Il n’était pas un grand athlète et ce n’est qu’à la fin de sa vie que j’ai découvert la photo qui illustre le début de ce texte, de lui vers l’âge de 15 ans jouant au hockey sur la patinoire extérieure du Patro de Jonquière. Il avait une mémoire à court terme compromise à la fin, mais des souvenirs de son enfance remontait à la surface à l’occasion, comme la fois où il avait bloqué une rondelle avec son patin en cuir et que l’ecchymose qu’elle a laissée l’a obligé à enlever son patin sur la glace même.
Peut-être que c’est pour ça que je suis devenu un gardien de but une fois débarqué dans sa vie, pour être mieux protégé des rondelles!
Mon père n’était pas un de ces parents cherchant à réaliser ses rêves de réussite athlétique à travers ses enfants. Au contraire, il s’impliquait bien peu lorsque j’ai commencé au hockey mineur. C’est ma mère qui m’amenait aux pratiques à 6 h du matin, revenant ensuite à la maison pour lui faire son déjeuner avant qu’il aille travailler à l’usine.
Il s’est impliqué dans ma «petite carrière» une seule fois, alors que j’étais un des gardiens des Orioles pee-wee d’Arvida. Lors du Tournoi pee-wee de Jonquière, important dans notre patelin, mon entraîneur Yvon Cormier avait décidé de faire jouer l’autre gardien lors de tous les matches, et on s’était rendu en demi-finale ou en finale sauf erreur, donc cinq ou six parties sans que je touche à la glace alors qu’on alternait normalement.

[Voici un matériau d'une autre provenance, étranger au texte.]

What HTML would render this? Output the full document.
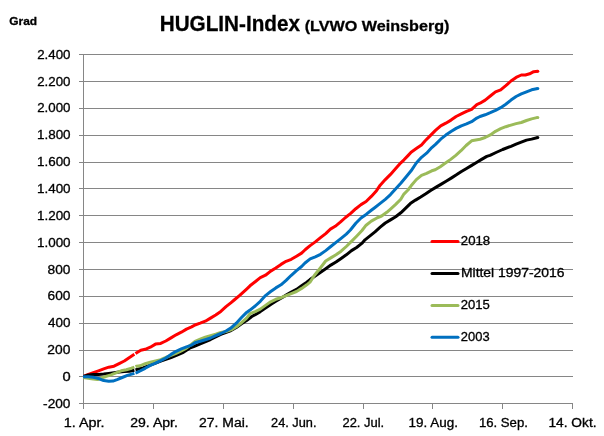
<!DOCTYPE html>
<html><head><meta charset="utf-8"><title>HUGLIN-Index</title>
<style>
html,body{margin:0;padding:0;background:#fff;width:604px;height:436px;overflow:hidden}
svg{display:block;will-change:transform}
text{font-family:"Liberation Sans", Arial, sans-serif;fill:#000;stroke:#000;stroke-width:0.3px}
</style></head><body>
<svg width="604" height="436" viewBox="0 0 604 436">
<rect width="604" height="436" fill="#fff"/>

<g stroke="#868686" stroke-width="1" shape-rendering="crispEdges"><line x1="79" y1="54.5" x2="573" y2="54.5"/><line x1="79" y1="81.5" x2="573" y2="81.5"/><line x1="79" y1="108.5" x2="573" y2="108.5"/><line x1="79" y1="135.5" x2="573" y2="135.5"/><line x1="79" y1="162.5" x2="573" y2="162.5"/><line x1="79" y1="188.5" x2="573" y2="188.5"/><line x1="79" y1="215.5" x2="573" y2="215.5"/><line x1="79" y1="242.5" x2="573" y2="242.5"/><line x1="79" y1="269.5" x2="573" y2="269.5"/><line x1="79" y1="296.5" x2="573" y2="296.5"/><line x1="79" y1="323.5" x2="573" y2="323.5"/><line x1="79" y1="350.5" x2="573" y2="350.5"/><line x1="79" y1="376.5" x2="573" y2="376.5"/><line x1="79" y1="403.5" x2="573" y2="403.5"/>
<line x1="83.5" y1="54" x2="83.5" y2="409"/>
<line x1="83.5" y1="403" x2="83.5" y2="409"/>
<line x1="153.5" y1="403" x2="153.5" y2="409"/>
<line x1="223.5" y1="403" x2="223.5" y2="409"/>
<line x1="293.5" y1="403" x2="293.5" y2="409"/>
<line x1="363.5" y1="403" x2="363.5" y2="409"/>
<line x1="432.5" y1="403" x2="432.5" y2="409"/>
<line x1="502.5" y1="403" x2="502.5" y2="409"/>
<line x1="572.5" y1="403" x2="572.5" y2="409"/>
</g>
<text x="9.37" y="24.90" font-size="11" font-weight="bold" textLength="27.80" lengthAdjust="spacingAndGlyphs">Grad</text>
<text x="159.76" y="30.60" font-size="22" font-weight="bold" textLength="140.19" lengthAdjust="spacingAndGlyphs">HUGLIN-Index</text>
<text x="304.71" y="30.80" font-size="15.5" font-weight="bold" textLength="144.73" lengthAdjust="spacingAndGlyphs">(LVWO Weinsberg)</text>
<text x="63.84" y="427.10" font-size="12" textLength="40.79" lengthAdjust="spacingAndGlyphs">1. Apr.</text>
<text x="130.22" y="427.10" font-size="12" textLength="47.69" lengthAdjust="spacingAndGlyphs">29. Apr.</text>
<text x="199.08" y="427.10" font-size="12" textLength="49.62" lengthAdjust="spacingAndGlyphs">27. Mai.</text>
<text x="271.08" y="427.10" font-size="12" textLength="45.37" lengthAdjust="spacingAndGlyphs">24. Jun.</text>
<text x="342.45" y="427.10" font-size="12" textLength="41.75" lengthAdjust="spacingAndGlyphs">22. Jul.</text>
<text x="408.55" y="427.10" font-size="12" textLength="49.43" lengthAdjust="spacingAndGlyphs">19. Aug.</text>
<text x="478.90" y="427.10" font-size="12" textLength="49.01" lengthAdjust="spacingAndGlyphs">16. Sep.</text>
<text x="548.48" y="427.10" font-size="12" textLength="48.07" lengthAdjust="spacingAndGlyphs">14. Okt.</text>
<text x="37.17" y="58.80" font-size="12" textLength="33.30" lengthAdjust="spacingAndGlyphs">2.400</text>
<text x="37.17" y="85.65" font-size="12" textLength="33.30" lengthAdjust="spacingAndGlyphs">2.200</text>
<text x="37.17" y="112.49" font-size="12" textLength="33.30" lengthAdjust="spacingAndGlyphs">2.000</text>
<text x="36.94" y="139.34" font-size="12" textLength="33.65" lengthAdjust="spacingAndGlyphs">1.800</text>
<text x="36.94" y="166.18" font-size="12" textLength="33.65" lengthAdjust="spacingAndGlyphs">1.600</text>
<text x="36.94" y="193.03" font-size="12" textLength="33.65" lengthAdjust="spacingAndGlyphs">1.400</text>
<text x="36.94" y="219.88" font-size="12" textLength="33.65" lengthAdjust="spacingAndGlyphs">1.200</text>
<text x="36.94" y="246.72" font-size="12" textLength="33.65" lengthAdjust="spacingAndGlyphs">1.000</text>
<text x="47.53" y="273.57" font-size="12" textLength="22.86" lengthAdjust="spacingAndGlyphs">800</text>
<text x="47.53" y="300.42" font-size="12" textLength="22.85" lengthAdjust="spacingAndGlyphs">600</text>
<text x="47.93" y="327.26" font-size="12" textLength="22.46" lengthAdjust="spacingAndGlyphs">400</text>
<text x="47.38" y="354.11" font-size="12" textLength="23.04" lengthAdjust="spacingAndGlyphs">200</text>
<text x="62.42" y="380.95" font-size="12" textLength="8.17" lengthAdjust="spacingAndGlyphs">0</text>
<text x="43.11" y="407.80" font-size="12" textLength="27.38" lengthAdjust="spacingAndGlyphs">-200</text>
<defs><clipPath id="pa"><rect x="83" y="40" width="500" height="380"/></clipPath></defs>
<g fill="none" stroke-width="3" stroke-linejoin="round" stroke-linecap="butt" clip-path="url(#pa)">
<polyline stroke="#FF0000" points="83.0,376.7 87.1,374.9 93.3,372.7 98.5,370.8 103.7,368.9 108.8,367.2 114.0,366.2 119.1,363.6 124.3,361.0 129.5,357.4 133.6,354.8 134.4,354.3"/>
<polyline stroke="#FF0000" points="135.5,353.5 136.7,352.7 140.8,350.2 145.2,349.3 150.3,347.2 155.5,344.1 160.7,343.4 165.8,341.0 171.0,337.9 176.1,334.8 181.3,332.2 186.5,329.1 191.6,326.9 195.0,325.0 200.2,323.2 205.3,321.2 210.5,318.1 215.7,315.0 220.8,311.4 226.0,306.7 231.1,302.6 234.2,300.0 240.0,295.2 246.9,288.8 250.0,285.8 255.2,281.7 260.3,277.6 265.5,275.2 270.7,271.1 275.8,268.0 281.0,264.4 286.1,261.3 291.3,259.3 296.5,256.2 301.6,253.1 305.4,249.5 310.1,245.6 315.3,241.9 320.5,237.7 325.7,233.6 330.4,229.1 335.2,226.3 340.3,222.2 345.5,217.5 350.7,213.4 355.8,208.7 361.0,204.6 366.1,201.5 371.3,196.4 376.5,190.7 380.2,185.2 385.3,179.6 390.5,174.4 395.7,168.6 400.8,162.8 404.0,159.8 408.0,155.6 411.1,152.2 416.3,148.6 421.5,145.0 425.2,140.8 430.3,135.6 435.5,130.4 440.7,125.8 445.8,123.2 451.0,120.1 456.1,116.5 461.3,113.9 466.5,111.4 471.6,109.3 476.8,104.6 480.0,103.2 485.2,100.1 490.3,96.0 495.5,91.8 500.7,89.8 505.8,85.6 511.0,81.0 516.1,77.4 521.3,75.0 525.4,75.0 529.6,73.8 533.7,71.7 537.8,71.2"/>
<circle cx="537.8" cy="71.2" r="1.5" fill="#FF0000" stroke="none"/>
<polyline stroke="#000000" points="83.0,376.7 87.1,375.3 93.3,374.4 98.5,374.4 103.7,374.1 108.8,373.4 114.0,372.7 119.1,372.0 124.3,371.6 129.5,371.3 134.4,370.3"/>
<polyline stroke="#000000" points="135.5,370.0 138.8,368.9 143.0,367.9 150.3,365.2 160.7,361.0 171.0,357.5 177.0,355.0 183.4,352.3 189.6,348.2 193.7,346.7 200.2,343.9 210.5,339.5 220.8,334.3 231.1,330.5 236.3,327.5 241.5,323.8 246.6,320.6 251.8,316.5 255.2,314.7 260.3,311.6 265.5,308.0 270.7,304.4 275.8,301.3 281.0,298.2 286.1,295.1 291.3,292.0 296.5,289.4 301.6,285.8 306.8,282.2 310.0,279.6 317.4,274.5 325.7,268.7 330.8,265.1 336.0,262.0 341.1,258.4 346.3,254.8 351.5,250.6 356.6,247.5 361.8,243.4 365.0,239.8 370.0,235.8 375.0,231.8 380.2,227.2 385.3,223.0 390.5,219.9 395.7,216.8 400.8,212.8 405.2,208.6 410.3,203.6 415.5,200.1 420.7,197.0 425.8,193.8 431.0,190.3 436.2,187.1 441.3,184.1 446.5,181.0 451.6,177.9 456.8,174.6 461.0,171.8 466.1,168.7 471.3,165.6 476.5,162.5 481.6,159.4 486.8,156.4 490.0,155.3 496.0,152.5 502.7,149.5 511.0,146.3 516.1,144.2 521.3,142.2 526.5,140.1 531.6,139.1 537.8,137.5"/>
<circle cx="537.8" cy="137.5" r="1.5" fill="#000000" stroke="none"/>
<polyline stroke="#9BBB59" points="83.0,377.5 88.2,378.2 93.3,379.1 97.5,379.6 101.6,378.0 105.7,376.5 110.9,374.9 116.0,372.9 121.2,370.8 126.4,369.8 131.5,368.2 134.4,367.1"/>
<polyline stroke="#9BBB59" points="135.5,366.7 136.7,366.2 140.0,365.8 145.2,363.7 150.3,362.2 155.5,360.9 160.7,359.6 165.8,357.5 171.0,355.4 176.1,353.4 181.3,350.8 186.5,348.2 191.6,344.1 195.0,341.3 200.2,339.2 205.3,337.2 210.5,335.6 215.7,334.1 220.8,332.5 226.0,331.5 231.1,329.9 236.3,326.8 241.5,322.7 246.6,318.1 250.0,313.7 255.2,311.6 260.3,309.1 265.5,305.4 270.7,301.8 275.8,299.3 281.0,297.7 286.1,295.6 291.3,293.6 296.5,291.5 301.6,288.4 306.8,284.8 310.0,282.2 314.3,275.5 320.5,267.7 325.7,261.0 330.8,257.9 336.0,254.8 341.1,251.2 346.3,246.5 351.5,241.4 356.6,236.2 362.0,230.5 366.1,225.2 371.3,221.1 376.5,218.2 381.6,216.0 386.8,212.3 390.5,209.1 395.7,204.4 400.8,199.3 403.9,194.1 408.0,190.0 411.1,185.8 416.3,179.6 421.5,175.4 426.6,173.4 431.8,170.8 435.2,169.8 440.3,166.7 445.5,163.1 450.7,159.4 455.8,155.3 461.0,150.7 466.1,145.5 471.6,140.8 480.0,139.2 485.2,137.5 490.3,134.9 495.5,131.3 500.7,128.7 505.8,126.7 511.0,125.1 516.1,123.6 521.3,122.5 526.5,120.5 531.6,118.9 537.8,117.4"/>
<circle cx="537.8" cy="117.4" r="1.5" fill="#9BBB59" stroke="none"/>
<polyline stroke="#0070C0" points="83.0,376.8 88.2,376.8 93.3,377.2 98.5,378.5 103.7,380.6 108.8,381.3 113.0,381.1 117.1,379.6 122.2,377.5 127.4,375.4 132.6,373.9 134.4,373.3"/>
<polyline stroke="#0070C0" points="135.5,373.0 136.7,372.6 140.0,371.0 145.2,368.3 150.3,365.4 155.5,363.2 160.7,360.6 165.8,358.0 171.0,354.4 176.1,351.3 181.3,348.9 186.5,346.9 191.6,345.1 195.0,342.8 200.2,341.3 205.3,339.7 210.5,338.0 215.7,335.6 220.8,333.5 226.0,331.0 231.1,327.9 236.3,323.2 241.5,317.5 246.6,312.4 250.0,310.1 255.2,306.0 260.3,301.3 265.5,295.6 270.7,291.5 275.8,287.9 281.0,284.8 286.1,280.4 291.3,275.3 296.5,270.6 301.6,266.5 305.0,263.0 310.2,258.9 315.3,256.8 320.5,254.3 325.7,250.6 330.8,246.5 336.0,242.4 341.1,238.3 346.3,234.1 350.4,230.0 355.8,223.2 361.0,218.0 366.1,214.4 371.3,210.3 375.0,207.5 380.2,203.4 385.3,199.3 390.5,194.6 394.6,190.0 400.8,183.2 406.0,177.0 411.1,170.8 416.3,163.0 421.5,157.3 426.6,153.2 431.8,147.6 435.5,144.4 440.7,139.2 445.8,135.1 451.0,131.5 456.1,128.4 461.3,125.8 466.5,123.9 471.6,121.7 476.8,118.1 480.0,116.5 485.2,114.8 490.3,112.7 495.5,110.4 500.7,107.7 505.8,104.2 511.0,100.1 516.1,96.5 521.3,93.9 526.5,91.8 531.6,89.8 537.8,88.5"/>
<circle cx="537.8" cy="88.5" r="1.5" fill="#0070C0" stroke="none"/>
</g>
<line x1="432" y1="241.5" x2="458" y2="241.5" stroke="#FF0000" stroke-width="3" stroke-linecap="round"/>
<text x="460.87" y="244.80" font-size="12" textLength="29.33" lengthAdjust="spacingAndGlyphs">2018</text>
<line x1="432" y1="273.4" x2="458" y2="273.4" stroke="#000000" stroke-width="3" stroke-linecap="round"/>
<text x="461.00" y="276.90" font-size="12" textLength="103.44" lengthAdjust="spacingAndGlyphs">Mittel 1997-2016</text>
<line x1="432" y1="305.4" x2="458" y2="305.4" stroke="#9BBB59" stroke-width="3" stroke-linecap="round"/>
<text x="460.80" y="308.70" font-size="12" textLength="29.09" lengthAdjust="spacingAndGlyphs">2015</text>
<line x1="432" y1="337.3" x2="458" y2="337.3" stroke="#0070C0" stroke-width="3" stroke-linecap="round"/>
<text x="460.80" y="340.80" font-size="12" textLength="28.79" lengthAdjust="spacingAndGlyphs">2003</text>
</svg>
</body></html>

Mon père avait protesté de façon silencieuse, en allant se placer avec les parents de l’équipe adverse lors du dernier match du tournoi. Il avait ensuite parlé à l’entraîneur et au gérant du club, obtenant que lors du prestigieux Tournoi pee-wee de Québec, ce soit à mon tour d’avoir l’exclusivité du filet. Promesse tenue, sauf lors des cinq dernières minutes de la défaite nous éliminant à notre deuxième sortie au Colisée contre un club de Whitby, le coach voulant donner l’expérience de jouer à cet endroit mythique à mon coéquipier.

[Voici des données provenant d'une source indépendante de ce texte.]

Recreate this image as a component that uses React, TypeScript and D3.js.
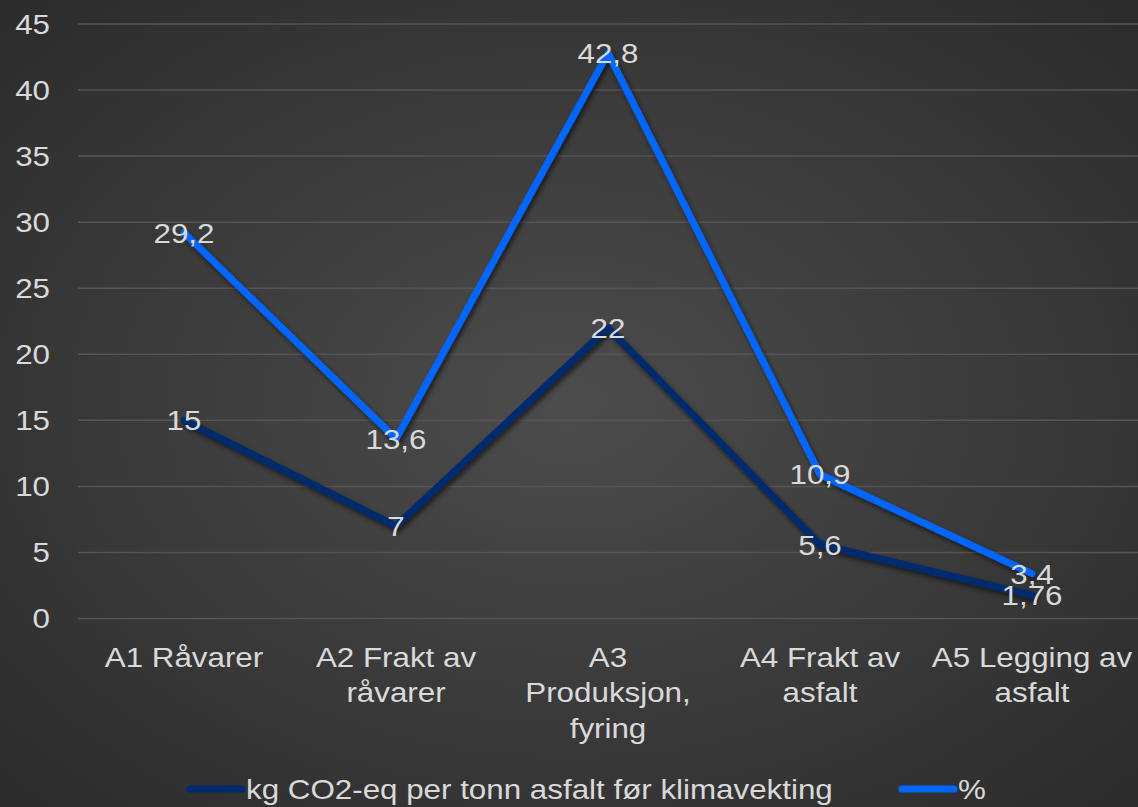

Merci pour ça, P’pa, et pour avoir appuyé ma décision de quitter le Saguenay à 17 ans pour aller à l’Université d’Ottawa plutôt que de rester à la maison pour étudier en Arts et technologie des médias (ATM) au Cégep de Jonquière, ce qui aurait été pas mal moins dispendieux. Ça a changé le cours de ma vie.
Au revoir et bon repos, c’est grandement mérité. On va célébrer ta vie bientôt, et on te promet de bien s’occuper de ta madame.